# GOAL OF THE EXERCISE:
Skipping all pictures, set down the lines of the listing from the first through the one with "ha='center', va='center', color='black')".

# DATA EXTRACT:
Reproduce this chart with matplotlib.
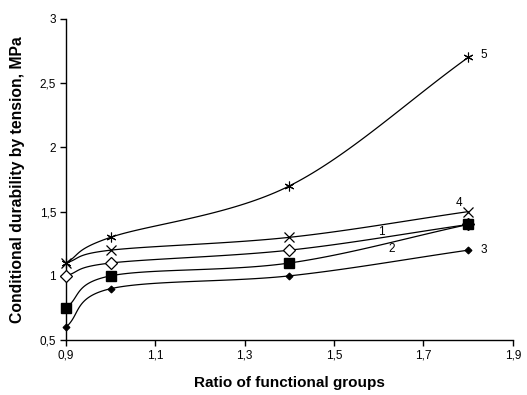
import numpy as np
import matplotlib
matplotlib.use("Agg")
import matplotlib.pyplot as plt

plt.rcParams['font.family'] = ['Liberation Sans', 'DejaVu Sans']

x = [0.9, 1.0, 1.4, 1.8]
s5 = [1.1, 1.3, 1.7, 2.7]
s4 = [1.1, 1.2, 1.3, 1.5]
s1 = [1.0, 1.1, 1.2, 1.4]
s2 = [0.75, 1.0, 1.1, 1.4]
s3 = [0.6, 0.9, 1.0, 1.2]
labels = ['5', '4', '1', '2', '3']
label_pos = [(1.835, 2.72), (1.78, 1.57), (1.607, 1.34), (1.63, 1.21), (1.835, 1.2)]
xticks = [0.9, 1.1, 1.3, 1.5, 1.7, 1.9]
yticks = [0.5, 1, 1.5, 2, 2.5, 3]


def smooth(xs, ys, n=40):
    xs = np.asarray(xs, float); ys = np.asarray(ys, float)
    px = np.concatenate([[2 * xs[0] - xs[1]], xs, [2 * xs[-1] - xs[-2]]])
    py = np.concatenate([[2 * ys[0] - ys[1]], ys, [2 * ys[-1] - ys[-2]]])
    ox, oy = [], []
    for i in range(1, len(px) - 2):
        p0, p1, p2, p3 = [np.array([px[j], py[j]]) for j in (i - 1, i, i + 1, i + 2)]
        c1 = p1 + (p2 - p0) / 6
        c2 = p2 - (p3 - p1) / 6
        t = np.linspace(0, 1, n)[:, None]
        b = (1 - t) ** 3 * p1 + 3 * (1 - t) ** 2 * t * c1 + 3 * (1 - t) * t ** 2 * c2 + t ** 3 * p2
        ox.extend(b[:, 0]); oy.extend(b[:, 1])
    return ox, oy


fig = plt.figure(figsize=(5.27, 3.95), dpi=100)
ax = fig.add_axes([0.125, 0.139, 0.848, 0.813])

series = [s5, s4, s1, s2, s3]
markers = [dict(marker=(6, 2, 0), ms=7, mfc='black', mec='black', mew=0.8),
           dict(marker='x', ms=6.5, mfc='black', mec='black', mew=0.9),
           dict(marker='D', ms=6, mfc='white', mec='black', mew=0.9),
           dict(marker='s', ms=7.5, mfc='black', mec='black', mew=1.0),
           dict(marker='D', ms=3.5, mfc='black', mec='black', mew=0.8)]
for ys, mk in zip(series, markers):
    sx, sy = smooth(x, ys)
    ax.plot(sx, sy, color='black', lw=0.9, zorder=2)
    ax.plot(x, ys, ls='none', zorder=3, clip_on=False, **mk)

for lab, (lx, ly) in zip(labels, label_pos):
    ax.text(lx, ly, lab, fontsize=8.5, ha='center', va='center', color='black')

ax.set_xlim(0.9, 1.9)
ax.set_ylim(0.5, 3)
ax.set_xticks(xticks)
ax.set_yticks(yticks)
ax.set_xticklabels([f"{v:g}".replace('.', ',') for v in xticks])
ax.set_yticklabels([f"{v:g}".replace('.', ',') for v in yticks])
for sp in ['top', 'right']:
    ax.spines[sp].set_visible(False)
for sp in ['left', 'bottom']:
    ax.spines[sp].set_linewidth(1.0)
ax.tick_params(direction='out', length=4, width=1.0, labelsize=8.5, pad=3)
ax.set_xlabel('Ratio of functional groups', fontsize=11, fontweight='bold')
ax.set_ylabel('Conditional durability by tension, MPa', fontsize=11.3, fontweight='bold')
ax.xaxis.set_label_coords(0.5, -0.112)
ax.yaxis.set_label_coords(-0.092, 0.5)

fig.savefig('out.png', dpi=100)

# ANSWER FOR THIS EXERCISE:
Reproduce this chart with matplotlib.
import numpy as np
import matplotlib
matplotlib.use("Agg")
import matplotlib.pyplot as plt

plt.rcParams['font.family'] = ['Liberation Sans', 'DejaVu Sans']

x = [0.9, 1.0, 1.4, 1.8]
s5 = [1.1, 1.3, 1.7, 2.7]
s4 = [1.1, 1.2, 1.3, 1.5]
s1 = [1.0, 1.1, 1.2, 1.4]
s2 = [0.75, 1.0, 1.1, 1.4]
s3 = [0.6, 0.9, 1.0, 1.2]
labels = ['5', '4', '1', '2', '3']
label_pos = [(1.835, 2.72), (1.78, 1.57), (1.607, 1.34), (1.63, 1.21), (1.835, 1.2)]
xticks = [0.9, 1.1, 1.3, 1.5, 1.7, 1.9]
yticks = [0.5, 1, 1.5, 2, 2.5, 3]


def smooth(xs, ys, n=40):
    xs = np.asarray(xs, float); ys = np.asarray(ys, float)
    px = np.concatenate([[2 * xs[0] - xs[1]], xs, [2 * xs[-1] - xs[-2]]])
    py = np.concatenate([[2 * ys[0] - ys[1]], ys, [2 * ys[-1] - ys[-2]]])
    ox, oy = [], []
    for i in range(1, len(px) - 2):
        p0, p1, p2, p3 = [np.array([px[j], py[j]]) for j in (i - 1, i, i + 1, i + 2)]
        c1 = p1 + (p2 - p0) / 6
        c2 = p2 - (p3 - p1) / 6
        t = np.linspace(0, 1, n)[:, None]
        b = (1 - t) ** 3 * p1 + 3 * (1 - t) ** 2 * t * c1 + 3 * (1 - t) * t ** 2 * c2 + t ** 3 * p2
        ox.extend(b[:, 0]); oy.extend(b[:, 1])
    return ox, oy


fig = plt.figure(figsize=(5.27, 3.95), dpi=100)
ax = fig.add_axes([0.125, 0.139, 0.848, 0.813])

series = [s5, s4, s1, s2, s3]
markers = [dict(marker=(6, 2, 0), ms=7, mfc='black', mec='black', mew=0.8),
           dict(marker='x', ms=6.5, mfc='black', mec='black', mew=0.9),
           dict(marker='D', ms=6, mfc='white', mec='black', mew=0.9),
           dict(marker='s', ms=7.5, mfc='black', mec='black', mew=1.0),
           dict(marker='D', ms=3.5, mfc='black', mec='black', mew=0.8)]
for ys, mk in zip(series, markers):
    sx, sy = smooth(x, ys)
    ax.plot(sx, sy, color='black', lw=0.9, zorder=2)
    ax.plot(x, ys, ls='none', zorder=3, clip_on=False, **mk)

for lab, (lx, ly) in zip(labels, label_pos):
    ax.text(lx, ly, lab, fontsize=8.5, ha='center', va='center', color='black')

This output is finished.